As A-level students are just starting to thinking about their exams, there is another group who are already turning their thoughts to fresher’s week – high street banks. Over the next couple of months, plans will be drawn up, campaigns will be designed and offers will be finalised all with the aim of attracting the largest share of the student bank account market. But why is this so important? How can banks catch the attention of this audience? And how is this changing?

For many people a student account is their first “grown-up” account, the first that they have control of, free from parental supervision. This represents a fantastic opportunity for banks to gain new customers – and keep them for life. Current account switching is rare, in the UK you are more likely to leave your job or your spouse than your bank. In 2016, only 2% of current accounts were switched. When you also  take into consideration the additional products such as loans and mortgages that customers may also buy from their current account providers over the lifetime of their relationship it makes sense that so much effort is put into winning the loyalty of customers at the first opportunity. Student account campaigns are one of the best opportunities for retail banks to grow their customer base, both short and long term.

We looked at the perception of student account offers in the UK back in September 2015 and ranked the various banks against three different criteria – overdrafts, offers and customer service. These first two areas have long been seen as the important factors in attracting new students as shown in many a product comparison article. Devising the perfect combination of overdraft and perks is a careful balancing act of staying competitive without being over-generous. However, communicating these benefits offers more room for creativity and perhaps requires closer attention to the zeitgeist. When you are pitching a product to such a narrow age range year-on-year the shift in media consumption habits is much more pronounced than when you are working with the population as a whole.

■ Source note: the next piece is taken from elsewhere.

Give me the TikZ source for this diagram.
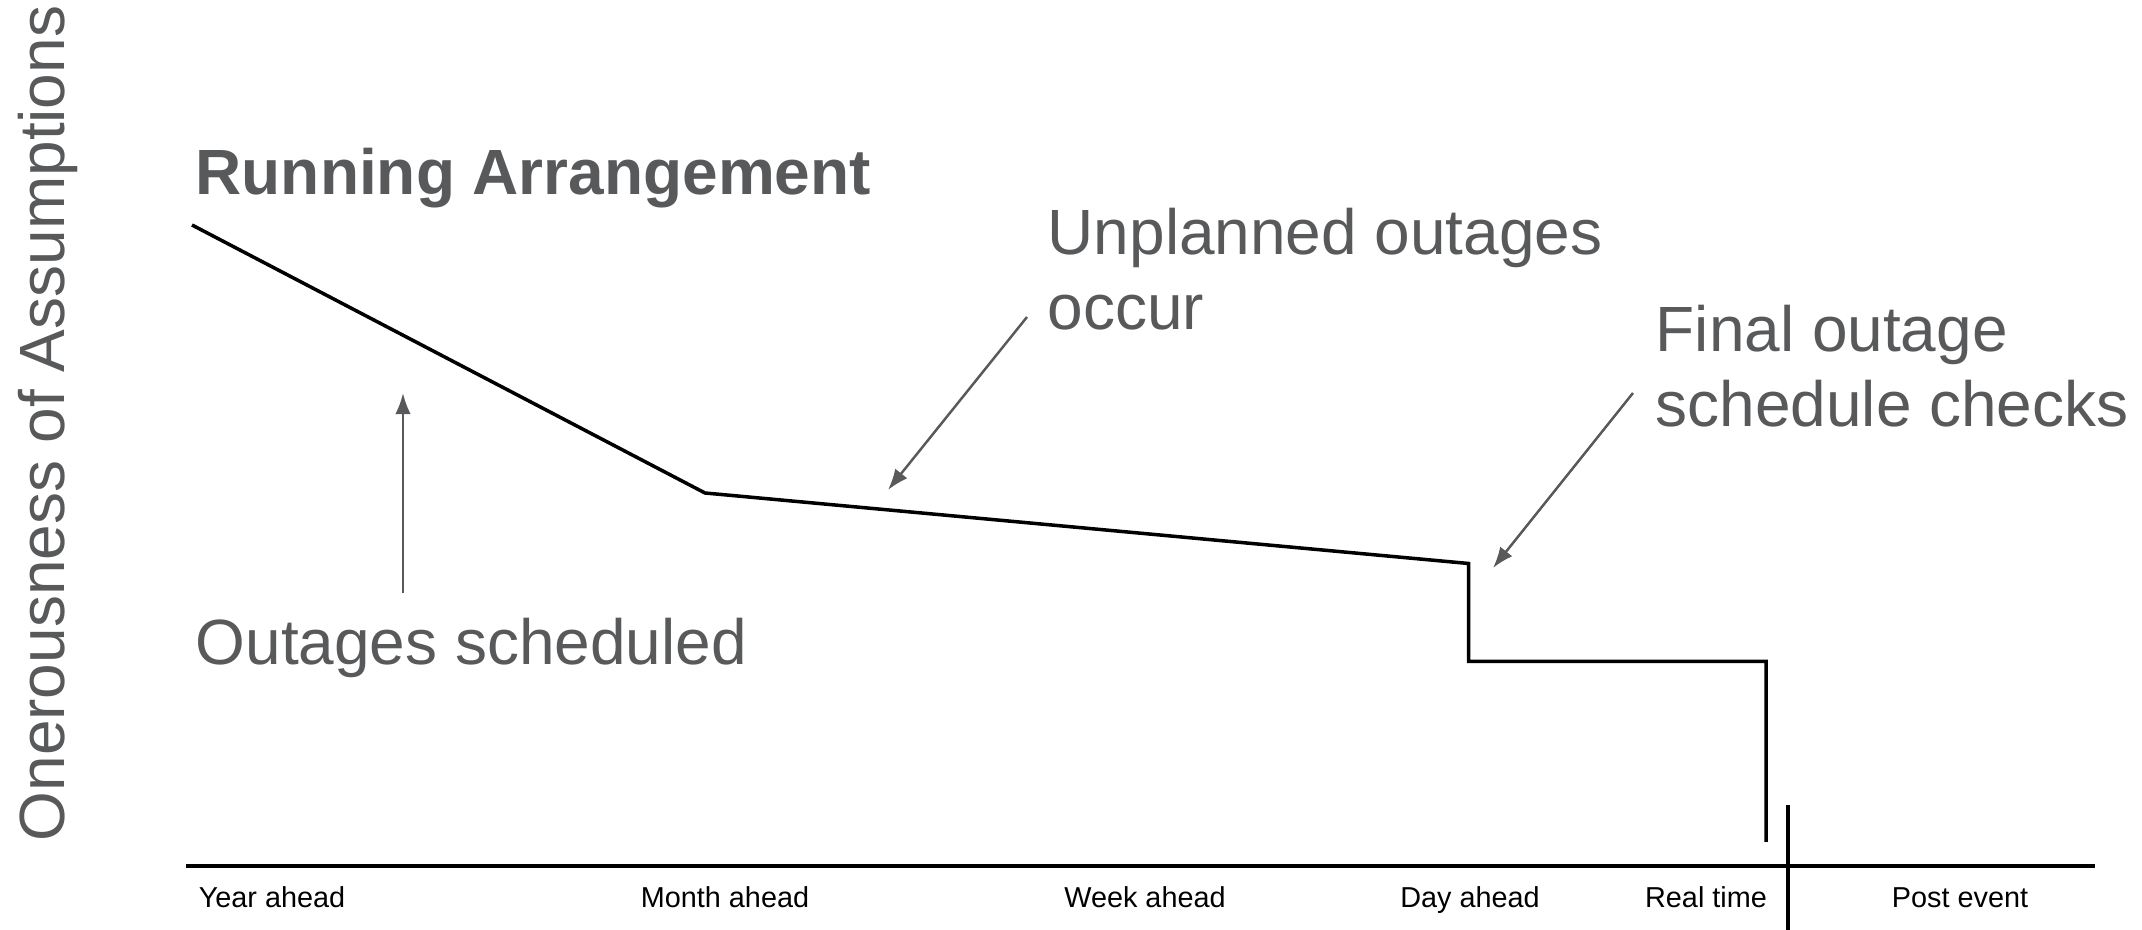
\documentclass[tikz,border=0pt]{standalone}
\usepackage{fontspec}
\setmainfont{Liberation Sans}
\usetikzlibrary{arrows.meta}
\definecolor{textgrey}{RGB}{88,89,91}

\begin{document}
\begin{tikzpicture}[
	note/.style={text=textgrey, font=\fontsize{18.2}{21.6}\selectfont, inner sep=0pt, align=left, anchor=base west},
	timelabel/.style={font=\fontsize{8.2}{10}\selectfont, inner sep=0pt, anchor=base},
	pointer/.style={draw=textgrey, line width=0.7pt, -{Latex[length=6pt,width=4.4pt]}}
	]
	
	\useasboundingbox (0,0) rectangle (21.42,9.30);
	
	% Eje vertical
	\node[note, rotate=90] (onerous) at (0.65,0.88) {Onerousness of Assumptions};
	
	% Titulo
	\node[note, font=\fontsize{18.2}{21.6}\selectfont\bfseries] (running) at (1.95,7.35) {Running Arrangement};
	
	% Textos
	\node[note] (scheduled) at (1.95,2.65) {Outages scheduled};
	\node[note] (unplanned) at (10.47,6.00) {Unplanned outages \\ occur};
	\node[note] (final) at (16.55,5.03) {Final outage \\ schedule checks};
	
	% Curva
	\coordinate (start) at (1.92,7.05);
	\coordinate (month) at (7.05,4.37);
	\coordinate (dayhigh) at (14.685,3.665);
	\coordinate (daylow) at (14.685,2.685);
	\coordinate (realhigh) at (17.66,2.685);
	\coordinate (reallow) at (17.66,0.88);
	
	\draw[line width=1pt, line join=miter] (start) -- (month) -- (dayhigh) -- (daylow) -- (realhigh) -- (reallow);
	
	% Flechas
	\coordinate (tail1) at (4.03,3.37);
	\coordinate (tip1) at (4.03,5.37);
	\coordinate (tail2) at (10.27,6.13);
	\coordinate (tip2) at (8.88,4.40);
	\coordinate (tail3) at (16.33,5.37);
	\coordinate (tip3) at (14.93,3.62);
	
	\draw[pointer] (tail1) -- (tip1);
	\draw[pointer] (tail2) -- (tip2);
	\draw[pointer] (tail3) -- (tip3);
	
	% Eje del tiempo
	\coordinate (axisleft) at (1.86,0.64);
	\coordinate (axisright) at (20.95,0.64);
	\coordinate (septop) at (17.88,1.25);
	\coordinate (sepbottom) at (17.88,0);
	
	\draw[line width=1.35pt] (axisleft) -- (axisright);
	\draw[line width=1.1pt] (septop) -- (sepbottom);
	
	\node[timelabel] (year) at (2.72,0.22) {Year ahead};
	\node[timelabel] (monthlbl) at (7.25,0.22) {Month ahead};
	\node[timelabel] (week) at (11.45,0.22) {Week ahead};
	\node[timelabel] (day) at (14.70,0.22) {Day ahead};
	\node[timelabel] (real) at (17.06,0.22) {Real time};
	\node[timelabel] (post) at (19.60,0.22) {Post event};
	
\end{tikzpicture}
\end{document}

This year’s school leavers will have been born in 1998 and 1999. This, by many people’s reckoning, makes them post-millennials: Generation Z. Generation Z is the first truly connected generation, never having known a world before wireless, smartphones and social media. They are always on mobile, use Snapchat and Instagram to communicate and consume video mainly through YouTube (as opposed to TV). To reach the latest tranche of students banks are having to turn to these channels as both HSBC and Nationwide did last year.

Generation Z are very at home with mobile banking, which might make you think that they are more likely to consider a challenger bank than older generations. However, they are also thought to be more concerned about trust and privacy than their millennial counterparts – this could be good news for the established high street banks. Especially, when you consider the surprising finding that they are actually more likely to visit a local branch than other age groups – though how this fits in with widespread branch closures is yet to be seen.

Muddying the waters slightly is the impact of parental influence, a secondary audience that needs to be considered and another factor that may work in the favour of the established brands.

Understanding these audiences and the campaigns that have worked in reaching them is a critical element of the planning process. Research to identify the right channels to use, the best mix of media and the most effective creative is needed to make sure that this once a year opportunity is maximised.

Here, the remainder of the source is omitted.